As astutely stated by the researchers, the AI isn’t using words that we would expect to see if all words were on the table. Think of it this way. If we did a statistical frequency analysis on all the words that the AI scanned during initial data training, based on scanning widely across the Internet, the chances are that these eleven words would not necessarily show up near the top of the list. Yet, somehow, they turn out to be used with great frequency when composing fictional short stories.
It is a puzzling mystery.
My Theory Of The Likely Solution
Here is my best guess. There is an important distinction between high-frequency language and a high-probability narrative structure. The prompts didn’t ask the AI to source the most common English nouns. Instead, the prompts basically told the AI to find the “best” nouns that fit the statistical signature of a compelling fictional narrative.
The AI has been tuned to generate compelling short stories that will capture the interest of humans and is based on stories that the AI was trained on from the get-go. I dare say that lighthouses, librarians, and the sort are recurring in fiction of the ages. They have become archetypes in fiction. I would think that those eleven words hold a highly connected mathematical and computational position in the semantic network of the LLM.
Okay, maybe so, but why did different LLMs do the same thing?
That’s easily answered.
AI makers are making use of essentially the same algorithms; they are tapping into pretty much the same data during the scanning across the Internet, and they are roughly tuning their LLMs in generally similar ways. This is an ongoing bone of contention. Some ardently believe that we have landed in a rut. The major AI makers are all pursuing the same ground.
Whereas it might look like innovation from the outside, insiders know that we are plowing the same ground with the same plows. If this ends up a dead-end path toward artificial general intelligence (AGI), it will be a sad circumstance since no one is boldly trying utterly different approaches. For more analysis of this concern, see the link here.

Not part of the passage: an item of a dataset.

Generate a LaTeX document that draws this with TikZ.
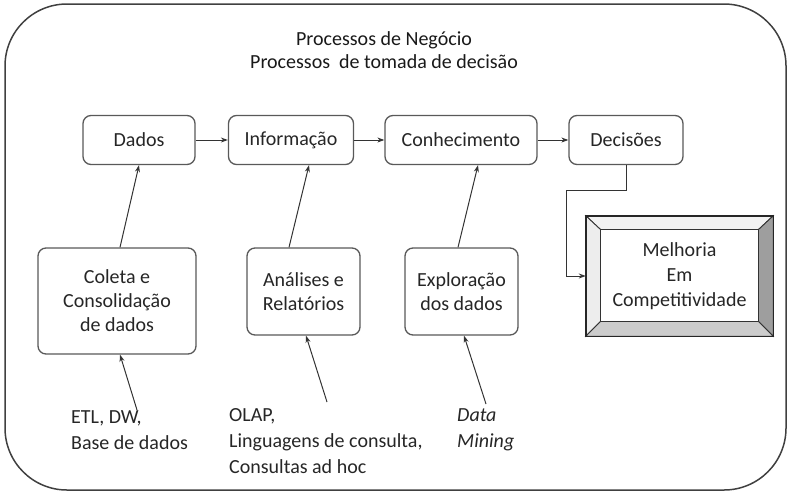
\documentclass[tikz,border=0pt]{standalone}
\usepackage{fontspec}
\setmainfont{Carlito}
\usetikzlibrary{arrows.meta,calc}
\begin{document}
\begin{tikzpicture}[x=1pt,y=-1pt,
  box/.style={draw=black!65, line width=1.3pt, rounded corners=8pt, fill=white, align=center,
    font=\fontsize{20}{24}\selectfont, text=black!85, inner sep=0pt},
  arr/.style={draw=black!80, line width=1pt, -{Stealth[length=7pt,width=5pt]}},
  lbl/.style={align=left, font=\fontsize{20}{26}\selectfont, text=black!85, inner sep=0pt, anchor=north west},
  bevel/.style={draw=black!80, line width=0.9pt, line join=miter}]
\useasboundingbox (0,0) rectangle (791,493);
% outer frame
\draw[black!75, line width=1.5pt, rounded corners=62pt] (5,4) rectangle (786,490);
% title
\node[align=center, font=\fontsize{20}{23}\selectfont, text=black!90] (title) at (384,50)
  {Processos de Negócio\\Processos\ \ de tomada de\ decisão};
% top row
\node[box, minimum width=112pt, minimum height=49pt] (dados) at (139,140) {Dados};
\node[box, minimum width=125pt, minimum height=49pt] (info) at (291,140) {Informação};
\node[box, minimum width=152pt, minimum height=49pt] (conh) at (461,140) {Conhecimento};
\node[box, minimum width=114pt, minimum height=49pt] (dec) at (626,140) {Decisões};
\draw[arr] (dados) -- (info);
\draw[arr] (info) -- (conh);
\draw[arr] (conh) -- (dec);
% bottom boxes
\node[box, minimum width=158pt, minimum height=106pt] (coleta) at (117,301) {Coleta e\\Consolidação\\de dados};
\node[box, minimum width=113pt, minimum height=87pt] (anal) at (303.5,291.5) {Análises e\\Relatórios};
\node[box, minimum width=113pt, minimum height=87pt] (expl) at (461.5,291.5) {Exploração\\dos dados};
\draw[arr] ([xshift=3pt]coleta.north) -- (dados.south);
\draw[arr] ([xshift=-14.5pt]anal.north) -- ([xshift=18pt]info.south);
\draw[arr] ([xshift=-3.5pt]expl.north) -- ([xshift=17pt]conh.south);
% labels
\node[lbl] (etl) at (71,410) {ETL, DW,\\Base de dados};
\node[lbl] (olap) at (229,408) {OLAP,\\Linguagens de consulta,\\Consultas ad hoc};
\node[lbl, font=\fontsize{20}{26}\selectfont\itshape] (dm) at (457,408) {Data\\Mining};
\coordinate (etlarr) at (137,410);
\coordinate (olaparr) at (327,402);
\coordinate (dmarr) at (486,404);
\draw[arr] (etlarr) -- ([xshift=3pt]coleta.south);
\draw[arr] (olaparr) -- ([xshift=2.5pt]anal.south);
\draw[arr] (dmarr) -- ([xshift=2.5pt]expl.south);
% bevel box
\node[minimum width=187pt, minimum height=120pt, inner sep=0pt] (melh) at (679.5,276) {};
\coordinate (inw) at ($(melh.north west)+(15,14)$);
\coordinate (ine) at ($(melh.north east)+(-15,14)$);
\coordinate (isw) at ($(melh.south west)+(15,-15)$);
\coordinate (ise) at ($(melh.south east)+(-15,-15)$);
\filldraw[bevel, fill=black!5] (melh.north west) -- (melh.north east) -- (ine) -- (inw) -- cycle;
\filldraw[bevel, fill=black!7] (melh.north west) -- (inw) -- (isw) -- (melh.south west) -- cycle;
\filldraw[bevel, fill=black!38] (melh.north east) -- (melh.south east) -- (ise) -- (ine) -- cycle;
\filldraw[bevel, fill=black!20] (melh.south west) -- (melh.south east) -- (ise) -- (isw) -- cycle;
\filldraw[bevel, fill=white] (inw) rectangle (ise);
\draw[black!85, line width=1.4pt] (melh.north west) rectangle (melh.south east);
\node[align=center, font=\fontsize{20}{25}\selectfont, text=black!85] (melhtxt) at (melh.center) {Melhoria\\Em\\Competitividade};
\draw[arr] (dec.south) -- ++(0,25) -| ([xshift=-19pt]melh.west) -- (melh.west);
\end{tikzpicture}
\end{document}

The Runs Tell The Story Beautifully
The speculation that this is a mystery solved by how AI makers are crafting AI is bolstered by the evidence across different LLMs. They are each “independently” discovering the same aspects underlying English short stories. By repeating this thousands of times, you are sampling from the same conditional distribution, which helps to make these attractor words appear more often than intuition would predict.
It is an emergent literary prior and has been surfaced to reveal the statistical anchors of narrative composition by human writers.
I’ve identified this wonderment previously. For example, a notable experiment discovered that LLMs tend to invent the same fake names repeatedly, which I explain similarly; see the link here. I’ve also discussed that LLMs have a common form of data ancestry and a common base of knowledge; see the link here.
In practical terms, if you want AI to exhibit a greater semblance of creativity, you need to ensure that your prompts spur the LLM in that direction. For my coverage on how to write prompts to get AI to be a creative thinker, see the link here. An additional approach, though a bit more complicated, involves making use of a random number generator. I describe this in my coverage of the seed-of-thought prompting technique; see the link here.
The World We Are In
AI is increasingly becoming ubiquitous throughout society. That’s both good news and unsettling news. AI provides a lot of extremely useful advantages. At the same time, there are downsides that we need to give due attention to. The aim is to treasure and leverage the upsides and mitigate or stop the disadvantages.
A final thought for now. Sherlock Holmes made this pointed remark: “It is a capital mistake to theorize before one has data. Insensibly one begins to twist facts to suit theories, instead of theories to suit facts.” Thank goodness that AI researchers are performing bona fide experiments and making their data publicly available so that we can all conduct reasoned inquiries into solving the mysteries of AI.
As Sherlock Holmes would say, that’s elementary, my dear Watson.